とるものもとりあえず、とにかく江東区潮見というところにある中央協議会に生まれて初めて行きました。少し早く着いたので、隣にある潮見教会の聖堂でお祈りしてきました。そこにあった小さな碑を見て、潮見というところはかつて埋立地で、「蟻の町マリア」北原怜子さんがいたところと知りました。

 日本のカトリックの要である中央協議会の建物に入り、毅然とした聖域の空気に触れながら、応接間で司教様を待つことになりました。 

 やがて現れた司教様は昨晩、眠れなかったのか険しい目が充血していらっしゃいました。しかし、よく見るとハンサムなこと!ミーハーなおば様が騒ぐ訳がわかりました。
 俳優の二谷英明よりずっとハンサムで、クールな目元や漂うオーラは、濃縮されたミントのようでした。司教様は、今は、大阪の補佐司教でいらっしゃいますが、以前は名古屋教区司祭だったそうです。そういえば、織田信長のような切れのある目でした。もしかしたら、戦国の世に生きた名武将が、司教様の中で聖ミカエラとして生まれ変わったのかもしれません。

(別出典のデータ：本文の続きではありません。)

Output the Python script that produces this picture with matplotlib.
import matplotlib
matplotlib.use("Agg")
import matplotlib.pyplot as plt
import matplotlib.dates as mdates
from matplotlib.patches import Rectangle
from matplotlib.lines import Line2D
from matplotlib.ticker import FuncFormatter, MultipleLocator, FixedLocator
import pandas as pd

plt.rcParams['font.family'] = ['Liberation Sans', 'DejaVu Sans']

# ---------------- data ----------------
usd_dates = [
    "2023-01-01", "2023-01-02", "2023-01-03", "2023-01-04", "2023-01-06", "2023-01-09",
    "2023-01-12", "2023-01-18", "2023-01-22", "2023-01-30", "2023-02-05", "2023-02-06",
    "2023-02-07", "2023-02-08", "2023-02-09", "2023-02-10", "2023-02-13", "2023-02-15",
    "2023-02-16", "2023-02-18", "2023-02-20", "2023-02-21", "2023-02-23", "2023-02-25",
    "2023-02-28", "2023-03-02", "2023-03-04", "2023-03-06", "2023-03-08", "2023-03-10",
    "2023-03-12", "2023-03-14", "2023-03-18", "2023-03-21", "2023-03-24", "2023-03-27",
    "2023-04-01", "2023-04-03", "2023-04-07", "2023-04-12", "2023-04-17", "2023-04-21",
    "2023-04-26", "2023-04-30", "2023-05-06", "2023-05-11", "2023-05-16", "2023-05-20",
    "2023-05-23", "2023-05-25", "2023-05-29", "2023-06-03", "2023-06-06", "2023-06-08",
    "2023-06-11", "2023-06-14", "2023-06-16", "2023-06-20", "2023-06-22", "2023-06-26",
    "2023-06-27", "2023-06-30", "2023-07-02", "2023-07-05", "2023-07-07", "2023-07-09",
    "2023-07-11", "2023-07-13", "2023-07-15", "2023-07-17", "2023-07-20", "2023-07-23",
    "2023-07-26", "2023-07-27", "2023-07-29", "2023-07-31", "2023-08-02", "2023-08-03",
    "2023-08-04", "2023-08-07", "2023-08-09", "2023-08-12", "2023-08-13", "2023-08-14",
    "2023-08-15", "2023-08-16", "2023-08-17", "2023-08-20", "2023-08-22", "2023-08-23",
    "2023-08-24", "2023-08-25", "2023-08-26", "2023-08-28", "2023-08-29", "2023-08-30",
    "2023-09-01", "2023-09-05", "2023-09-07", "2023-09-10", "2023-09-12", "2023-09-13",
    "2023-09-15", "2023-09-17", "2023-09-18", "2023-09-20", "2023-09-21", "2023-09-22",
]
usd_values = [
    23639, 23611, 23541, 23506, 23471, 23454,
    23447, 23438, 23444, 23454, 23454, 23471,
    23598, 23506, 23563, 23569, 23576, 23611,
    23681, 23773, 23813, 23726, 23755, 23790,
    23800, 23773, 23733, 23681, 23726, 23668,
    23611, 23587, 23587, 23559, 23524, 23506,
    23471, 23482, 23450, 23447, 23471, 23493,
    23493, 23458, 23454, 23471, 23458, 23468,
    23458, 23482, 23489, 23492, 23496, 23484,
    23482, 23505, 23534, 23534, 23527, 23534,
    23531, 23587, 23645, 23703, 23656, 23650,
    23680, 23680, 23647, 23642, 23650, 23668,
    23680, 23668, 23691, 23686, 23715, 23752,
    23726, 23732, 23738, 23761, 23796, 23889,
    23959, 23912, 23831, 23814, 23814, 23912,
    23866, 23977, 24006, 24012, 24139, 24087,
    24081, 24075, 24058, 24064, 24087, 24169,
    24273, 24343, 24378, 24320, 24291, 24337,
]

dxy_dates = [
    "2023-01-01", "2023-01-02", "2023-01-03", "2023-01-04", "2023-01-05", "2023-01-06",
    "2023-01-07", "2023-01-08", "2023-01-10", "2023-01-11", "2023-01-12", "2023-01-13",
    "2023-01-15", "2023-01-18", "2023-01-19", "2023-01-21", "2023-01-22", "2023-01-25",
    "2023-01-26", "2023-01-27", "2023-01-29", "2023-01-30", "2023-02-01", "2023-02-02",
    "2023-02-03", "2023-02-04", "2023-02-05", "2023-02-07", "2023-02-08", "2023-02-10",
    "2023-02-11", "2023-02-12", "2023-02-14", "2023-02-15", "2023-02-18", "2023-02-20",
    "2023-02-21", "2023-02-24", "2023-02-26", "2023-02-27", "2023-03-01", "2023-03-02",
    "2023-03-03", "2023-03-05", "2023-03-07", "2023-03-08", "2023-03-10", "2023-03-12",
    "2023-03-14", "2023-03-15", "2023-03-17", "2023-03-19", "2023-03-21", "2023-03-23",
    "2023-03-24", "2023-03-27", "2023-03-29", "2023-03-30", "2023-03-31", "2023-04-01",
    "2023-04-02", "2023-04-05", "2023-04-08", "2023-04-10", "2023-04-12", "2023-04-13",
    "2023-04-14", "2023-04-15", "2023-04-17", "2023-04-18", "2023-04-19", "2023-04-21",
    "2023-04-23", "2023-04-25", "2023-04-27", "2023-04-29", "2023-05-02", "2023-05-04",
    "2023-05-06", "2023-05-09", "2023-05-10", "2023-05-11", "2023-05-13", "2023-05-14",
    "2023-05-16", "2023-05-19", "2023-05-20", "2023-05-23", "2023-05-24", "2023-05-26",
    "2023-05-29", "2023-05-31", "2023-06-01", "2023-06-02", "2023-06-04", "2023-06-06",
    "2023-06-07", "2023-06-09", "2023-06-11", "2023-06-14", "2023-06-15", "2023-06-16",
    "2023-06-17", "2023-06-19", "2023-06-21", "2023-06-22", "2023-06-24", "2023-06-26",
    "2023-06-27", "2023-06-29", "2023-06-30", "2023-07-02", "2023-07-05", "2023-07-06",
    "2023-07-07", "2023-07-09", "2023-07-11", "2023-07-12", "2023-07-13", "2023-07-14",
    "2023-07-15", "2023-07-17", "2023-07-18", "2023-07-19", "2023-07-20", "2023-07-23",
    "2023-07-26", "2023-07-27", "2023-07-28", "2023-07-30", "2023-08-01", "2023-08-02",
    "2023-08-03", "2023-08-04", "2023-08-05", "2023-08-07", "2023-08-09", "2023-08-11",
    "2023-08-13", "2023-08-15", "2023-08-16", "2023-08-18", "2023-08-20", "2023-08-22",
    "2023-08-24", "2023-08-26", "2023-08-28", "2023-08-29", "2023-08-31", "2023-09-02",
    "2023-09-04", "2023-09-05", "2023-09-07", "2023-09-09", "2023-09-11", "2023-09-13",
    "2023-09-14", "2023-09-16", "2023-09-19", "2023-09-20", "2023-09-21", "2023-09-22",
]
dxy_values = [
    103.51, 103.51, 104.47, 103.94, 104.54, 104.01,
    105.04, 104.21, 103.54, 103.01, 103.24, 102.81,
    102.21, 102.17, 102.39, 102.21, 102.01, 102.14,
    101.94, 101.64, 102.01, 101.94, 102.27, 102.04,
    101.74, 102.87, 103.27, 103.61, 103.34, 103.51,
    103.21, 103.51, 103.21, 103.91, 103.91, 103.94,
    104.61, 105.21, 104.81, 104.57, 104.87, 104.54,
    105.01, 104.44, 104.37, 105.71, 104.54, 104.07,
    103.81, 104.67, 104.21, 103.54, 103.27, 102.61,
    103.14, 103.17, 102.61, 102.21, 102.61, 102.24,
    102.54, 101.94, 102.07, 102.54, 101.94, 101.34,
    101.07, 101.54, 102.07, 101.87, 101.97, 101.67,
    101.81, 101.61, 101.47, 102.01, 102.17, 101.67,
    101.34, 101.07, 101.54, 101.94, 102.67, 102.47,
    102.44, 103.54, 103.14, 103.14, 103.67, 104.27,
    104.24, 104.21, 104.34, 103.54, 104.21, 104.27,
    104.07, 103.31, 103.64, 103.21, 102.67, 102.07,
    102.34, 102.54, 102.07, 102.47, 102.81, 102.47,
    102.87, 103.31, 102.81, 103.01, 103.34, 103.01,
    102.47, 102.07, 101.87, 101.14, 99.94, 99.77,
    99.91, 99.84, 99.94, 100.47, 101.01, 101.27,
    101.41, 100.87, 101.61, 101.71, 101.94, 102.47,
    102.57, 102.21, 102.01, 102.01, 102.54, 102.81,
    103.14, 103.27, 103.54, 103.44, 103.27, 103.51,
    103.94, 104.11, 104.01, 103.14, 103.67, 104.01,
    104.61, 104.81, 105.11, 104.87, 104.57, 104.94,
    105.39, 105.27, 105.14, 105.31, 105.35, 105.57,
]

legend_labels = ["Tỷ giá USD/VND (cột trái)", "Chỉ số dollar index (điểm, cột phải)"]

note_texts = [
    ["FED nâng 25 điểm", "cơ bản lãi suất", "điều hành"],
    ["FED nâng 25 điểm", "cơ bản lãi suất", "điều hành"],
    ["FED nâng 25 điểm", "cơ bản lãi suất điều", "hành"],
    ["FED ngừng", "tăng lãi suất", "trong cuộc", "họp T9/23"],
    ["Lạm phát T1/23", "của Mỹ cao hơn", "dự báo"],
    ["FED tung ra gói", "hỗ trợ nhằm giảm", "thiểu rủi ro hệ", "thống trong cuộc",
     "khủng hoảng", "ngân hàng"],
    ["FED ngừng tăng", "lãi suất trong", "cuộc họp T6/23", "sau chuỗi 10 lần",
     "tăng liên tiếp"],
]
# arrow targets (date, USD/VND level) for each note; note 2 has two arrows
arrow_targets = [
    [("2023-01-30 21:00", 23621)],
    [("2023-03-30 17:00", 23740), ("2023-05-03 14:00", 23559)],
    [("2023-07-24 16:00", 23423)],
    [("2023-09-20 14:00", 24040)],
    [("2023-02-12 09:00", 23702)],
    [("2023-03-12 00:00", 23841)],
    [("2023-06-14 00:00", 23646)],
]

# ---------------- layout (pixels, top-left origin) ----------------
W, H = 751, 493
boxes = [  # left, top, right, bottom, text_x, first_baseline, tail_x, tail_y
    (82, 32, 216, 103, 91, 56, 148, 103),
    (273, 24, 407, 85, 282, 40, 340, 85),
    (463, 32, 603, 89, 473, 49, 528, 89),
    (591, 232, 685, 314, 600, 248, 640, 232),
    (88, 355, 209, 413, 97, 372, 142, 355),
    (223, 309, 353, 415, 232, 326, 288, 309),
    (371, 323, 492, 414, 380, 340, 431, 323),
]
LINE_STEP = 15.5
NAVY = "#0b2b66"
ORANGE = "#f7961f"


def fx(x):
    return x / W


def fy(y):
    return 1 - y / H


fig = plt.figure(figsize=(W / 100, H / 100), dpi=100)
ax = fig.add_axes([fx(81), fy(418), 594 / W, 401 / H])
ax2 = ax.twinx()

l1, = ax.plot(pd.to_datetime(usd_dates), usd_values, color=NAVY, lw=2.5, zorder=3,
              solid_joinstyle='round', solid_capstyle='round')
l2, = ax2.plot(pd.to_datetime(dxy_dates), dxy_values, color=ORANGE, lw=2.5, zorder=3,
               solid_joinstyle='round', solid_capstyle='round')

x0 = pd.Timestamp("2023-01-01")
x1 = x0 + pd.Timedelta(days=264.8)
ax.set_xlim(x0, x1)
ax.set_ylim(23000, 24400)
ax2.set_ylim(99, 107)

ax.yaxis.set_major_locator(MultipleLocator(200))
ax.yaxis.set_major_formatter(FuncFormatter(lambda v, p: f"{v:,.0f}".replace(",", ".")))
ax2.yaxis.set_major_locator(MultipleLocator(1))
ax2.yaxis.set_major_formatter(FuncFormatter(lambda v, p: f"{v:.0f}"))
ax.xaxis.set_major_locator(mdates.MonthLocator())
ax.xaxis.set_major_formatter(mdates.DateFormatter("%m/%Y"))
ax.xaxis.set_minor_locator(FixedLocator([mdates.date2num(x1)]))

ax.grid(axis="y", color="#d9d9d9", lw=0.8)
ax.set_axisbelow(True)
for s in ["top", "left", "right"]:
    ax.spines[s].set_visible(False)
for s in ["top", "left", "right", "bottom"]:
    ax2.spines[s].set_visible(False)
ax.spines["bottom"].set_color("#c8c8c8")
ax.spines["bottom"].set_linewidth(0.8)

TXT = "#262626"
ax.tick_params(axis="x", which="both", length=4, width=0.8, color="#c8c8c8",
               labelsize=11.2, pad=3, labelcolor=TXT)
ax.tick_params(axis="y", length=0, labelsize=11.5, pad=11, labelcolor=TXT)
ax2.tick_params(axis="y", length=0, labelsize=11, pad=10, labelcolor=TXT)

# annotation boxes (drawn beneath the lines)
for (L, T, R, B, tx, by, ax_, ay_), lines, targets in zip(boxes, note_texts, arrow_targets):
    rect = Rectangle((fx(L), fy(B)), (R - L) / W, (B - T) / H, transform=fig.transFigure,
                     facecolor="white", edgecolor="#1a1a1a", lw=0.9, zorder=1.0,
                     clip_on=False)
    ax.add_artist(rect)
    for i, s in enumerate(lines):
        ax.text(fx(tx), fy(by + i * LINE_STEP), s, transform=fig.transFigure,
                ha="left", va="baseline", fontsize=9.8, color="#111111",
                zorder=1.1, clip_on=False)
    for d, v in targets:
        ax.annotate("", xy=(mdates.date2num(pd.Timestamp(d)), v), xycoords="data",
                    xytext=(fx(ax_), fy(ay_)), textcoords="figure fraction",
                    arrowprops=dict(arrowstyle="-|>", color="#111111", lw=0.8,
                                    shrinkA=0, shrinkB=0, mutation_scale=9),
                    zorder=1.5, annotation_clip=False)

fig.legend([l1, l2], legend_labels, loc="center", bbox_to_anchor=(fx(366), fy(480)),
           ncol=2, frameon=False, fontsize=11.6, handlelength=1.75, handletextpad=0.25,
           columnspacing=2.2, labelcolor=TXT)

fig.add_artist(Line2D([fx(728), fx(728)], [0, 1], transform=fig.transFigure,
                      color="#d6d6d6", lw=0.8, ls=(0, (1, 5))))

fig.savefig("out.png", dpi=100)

 メールで何度かやりとりしているとはいえ、初対面の私に対して、司教様はほとんどニコリともせず、私の話に聞き入ってくださいました。私も、聖なるもの、崇高なものに対する緊張感もありましたが、時折、私の真面目なジョークに笑ってくださって、安心しました。また、ピース9の会を設立し、同じカトリックの内外部でも非難があるでしょうに、日本の、世界の平和を守るために身をもって立ち上がり、私たちのために体を張って先鞭を取られている姿に感動いたしました。
 結局、メッセージはプログラムの都合上、頂かないことになりましたが、私は司教様に直々にお目にかかれることができ、本当に光栄でした。こんなこと一生にもう二度とないことでしょう。 

 さて、私は七月のコンサートが無事に終わって親しい友人たち数人と、8月の終戦記念日に、自分たちのピース9の会Maria Arts & Music PEACE9を結成しました。その後11月に同じ麹町教会のマリア聖堂で、ピース9の関連で、「君が代と日の丸」に関する司教様の講演会があるというニュースをもらい、皆で聴きに行きました。

 司教様は講演の直前に、東北の被災地で『いますぐ原発の廃止を』発した日本司教団の特別臨時総会があり、それが終わったその足で東京にいらっしゃいました。そして私がそこに見たのはあの、凛々しい司教様ではなく、被災者の苦しみを身に受けて、貧しく小さくなったイエス様だったのです。
 ところが、講演が始まると司教様は、雄弁に力強く、聖書のメッセージを背景に、私たちに、こちら東京ではあまり問題にされていない君が代の問題をわかりやすく解き明かしてくださいました。
 司教様は、インドのマハトマ・ガンジーをとても尊敬しているそうです。司教様の御本に、こう書いていらっしゃいます。
「ガンジーはまるでハンマーで壁を破るように強烈な言葉でガツンとやります。彼の状態に欠けた部分ができ、そこからいやがおうでも(殺された)相手の子どもが見えてしまうのです。(中略)イエスはやはり強烈な言葉でガツンとやり、彼の状態に穴を開けました。自分しか見えない生き方から目を上げて、他者にかかわる行き方へと転換していくことこそ、最も大切なことだと伝えたかったのでしょう」(「報復ではなく、いのちの連鎖へ 『武器なき世界の実現を』」(女子パウロ会)の「平和をきずく人になろう/夢に駆ける」より)
 祈りに於いては貧しく、愛することにおいてはひけらかさず、しかし、ただひたすら狭き門をくぐりぬけ、聖なる光に照らされた神の道を歩んでいらっしゃることを感じました。
 武器ではなく、祈りによって平和を伝え、守り抜きたい、という司教様の祈りが私たち一人一人にも広がりますように!